Nicolas Cartelet signe Petit Blanc, aux éditions Le Peuple de Mü. Un titre présenté dans l’été au jury du prix Goncourt. Le roman sort en librairie le 4 septembre, et ArlyoMag a eu la chance de le découvrir en avant-première.
La servitude polyforme
« Dans l’espoir d’y trouver meilleure fortune qu’en France, Albert Villeneuve s’embarque pour un long voyage vers les colonies avec sa femme et sa fille. Il accoste seul à Sainte-Madeleine, son moral et ses espoirs noyés loin derrière lui.
Commence alors une nouvelle vie, faite d’alcool, de mensonges et de frustrations. Piégé sur cette île devenue prison, Albert fuit la folie vengeresse du sergent Arpagon. Sur la route du café, il cherchera la paix intérieure.
Petit Blanc est un conte cruel et onirique sur l’absence et les espoirs perdus. Nicolas Cartelet nous entraîne dans un monde où immigrés pauvres et peuples colonisés partagent les mêmes chaînes. »
Le livre aurait pu s’appeler : Il ne suffit pas d’être blanc pour être libre. L’œuvre de Nicolas Cartelet – sans jamais réduire l’impact du crime colonisateur, cela va de soi – propose comme une mise en abyme de la servitude. De la manière dont la vie créé parfois des chaînes, et comment l’individu devient esclave de sa propre existence. Le roman traite de cette aliénation psychologique. Villeneuve – patronyme un rien caustique – est libre d’après la loi, vis-à-vis d’une population esclave, et pourtant, l’île devient une geôle dont les murs se rapprochent dangereusement au fil des pages que le lecteur dévore.
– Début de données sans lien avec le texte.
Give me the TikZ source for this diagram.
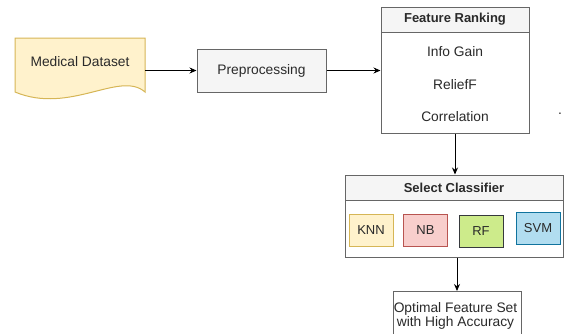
\documentclass[tikz,border=0pt]{standalone}
\usepackage{fontspec}
\setmainfont{Liberation Sans}
\usetikzlibrary{arrows.meta}
\definecolor{txt}{HTML}{2A2A2A}
\definecolor{gborder}{HTML}{666666}
\definecolor{gfill}{HTML}{F5F5F5}
\definecolor{yfill}{HTML}{FFF2CC}
\definecolor{yline}{HTML}{D6B656}
\definecolor{rfill}{HTML}{F8CECC}
\definecolor{rline}{HTML}{B85450}
\definecolor{gnfill}{HTML}{CDEB8B}
\definecolor{gnline}{HTML}{36393D}
\definecolor{bfill}{HTML}{B1DDF0}
\definecolor{bline}{HTML}{10739E}
\tikzset{
  lbl/.style={text=txt, font=\fontsize{13.8}{16}\selectfont, inner sep=0pt},
  hdr/.style={text=txt, font=\fontsize{13}{16}\selectfont\bfseries, inner sep=0pt},
  graybox/.style={draw=gborder, fill=gfill, line width=1pt, inner sep=0pt},
  whitebox/.style={draw=gborder, fill=white, line width=1pt, inner sep=0pt},
  clsbox/.style={line width=1pt, minimum width=44pt, minimum height=32pt, inner sep=0pt, text=txt, font=\fontsize{13}{16}\selectfont},
  arr/.style={draw=black, line width=1pt, -{Stealth[length=7pt,width=6pt]}}
}
\begin{document}
\begin{tikzpicture}[x=1pt,y=-1pt]
\useasboundingbox (0,0) rectangle (565,333);
% Medical dataset (document shape)
\draw[fill=yfill, draw=yline, line width=1pt]
  (15,38) -- (145,38) -- (145,92) .. controls (120,70) and (70,115) .. (15,92) -- cycle;
\node[lbl] (med) at (80,62) {Medical Dataset};
\coordinate (medR) at (145,70.5);
% Preprocessing
\node[graybox, minimum width=129pt, minimum height=43pt] (pre) at (261.5,70.5) {};
\node[lbl] (pretxt) at (pre.center) {Preprocessing};
% Feature ranking
\node[whitebox, minimum width=148pt, minimum height=126pt] (fr) at (455,70) {};
\node[graybox, minimum width=148pt, minimum height=25pt, anchor=north] (frh) at (fr.north) {};
\node[hdr] (frt) at (frh.center) {Feature Ranking};
\node[lbl] (ig) at (455,52) {Info Gain};
\node[lbl] (rf1) at (455,85) {ReliefF};
\node[lbl] (cor) at (455,117) {Correlation};
\node[lbl] (dot) at (560,114) {.};
% Select classifier
\node[whitebox, minimum width=218pt, minimum height=82pt] (sc) at (454,216) {};
\node[graybox, minimum width=218pt, minimum height=25pt, anchor=north] (sch) at (sc.north) {};
\node[hdr] (sct) at (sch.center) {Select Classifier};
\node[clsbox, draw=yline, fill=yfill] (knn) at (371,230) {KNN};
\node[clsbox, draw=rline, fill=rfill] (nb) at (425.5,230) {NB};
\node[clsbox, draw=gnline, fill=gnfill] (rf) at (481,231) {RF};
\node[clsbox, draw=bline, fill=bfill] (svm) at (538,228.5) {\raisebox{2pt}{SVM}};
% Optimal feature set
\node[whitebox, minimum width=128pt, minimum height=56pt, anchor=north] (opt) at (457,291) {};
\node[lbl] (o1) at (455.5,309) {Optimal Feature Set};
\node[lbl] (o2) at (455.5,323) {with High Accuracy};
% connectors
\draw[arr] (medR) -- (medR -| pre.west);
\draw[arr] (pre.east) -- (pre.east -| fr.west);
\draw[arr] (fr.south) -- (fr.south |- sc.north);
\draw[arr] (opt.north |- sc.south) -- (opt.north);
\end{tikzpicture}
\end{document}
Laissez toute espérance, vous qui entrez
« Cruel », le roman l’est sans aucun doute. Pas tragique ; ou alors, dans sa définition la plus existentielle. De bout en bout, Albert Villeneuve cherche à s’échapper, animé de la pulsion de vie la plus élémentaire : l’espoir. Acculé, il court, encore et toujours. En vain ? Peut-être. Mais ça n’a jamais empêché personne de courir quand même, et c’est la grande force de ce roman que d’illustrer cette course sans fin vers un ailleurs, vers un mieux, un moins pire.
Contrairement à Villeneuve, le roman, lui, déborde des cases dans lesquelles on souhaiterait l’enfermer. Les étiquettes ne feraient qu’amputer l’œuvre. Onirique à la manière d’un Petit Prince, fantastique comme un Murakami… les touches de merveilleux – présentes mais délicates – servent avec justesse un reflet de vie. Car comme dans la vie, le plus absurde n’est pas toujours le moins vraisemblable. L’identification fonctionne sans accroc avec le protagoniste, ce héros pitoyable par bien des aspects, chahuté par la vie et naufragé de l’existence, mais aux fêlures attachantes. Son humour grinçant n’y est pas non plus étranger.
« Il y avait un médecin à bord, un brave type qui partait pour les colonies dans l’idée d’y étudier les indigènes. André, qu’on l’appelait. Il était toujours accompagné d’un aumônier. En fait, tout brave qu’il était, André n’était d’aucun secours pour les malades. Il venait, il les examinait, il fronçait les sourcils, et puis il prenait la famille à part. « C’en est fini », regrettait-il en nettoyant ses petites lunettes de docteur. « Il vaudrait mieux faire intervenir l’aumônier au plus vite.
De fait, l’aumônier, lui, était utile. Il avait du travail tous les jours. »
Petit Blanc deviendra grand
Le lecteur reste scotché de bout en bout, avec le phrasé de l’auteur comme lanterne et guide. Nicolas Cartelet prend des risques : l’histoire subit des évolutions narratives qui pourrait perdre ses lecteurs, si elles n’étaient pas maîtrisées. La réussite tient à son style qui colle à la narration, ou qui décolle, plutôt. La plume de Nicolas Cartelet s’adapte aux différentes phases du récit pour mieux lui faire prendre son envol. Il faut être un bon technicien pour maîtriser les mots, mais un tel apprivoisement suggère l’artisan, ou l’artiste. Au final, Petit Blanc n’en fait jamais trop – à la rigueur, l’usage de l’italique ferait office de péché mignon -, une efficacité qui transparaît du catalogue du Peuple de Mü, dont on avait déjà beaucoup apprécié Moi, Peter Pan. Ceci dit, en littérature comme partout, c’est un peu l’histoire du beurre et de la tartine : pas besoin de faire long, pour faire grand.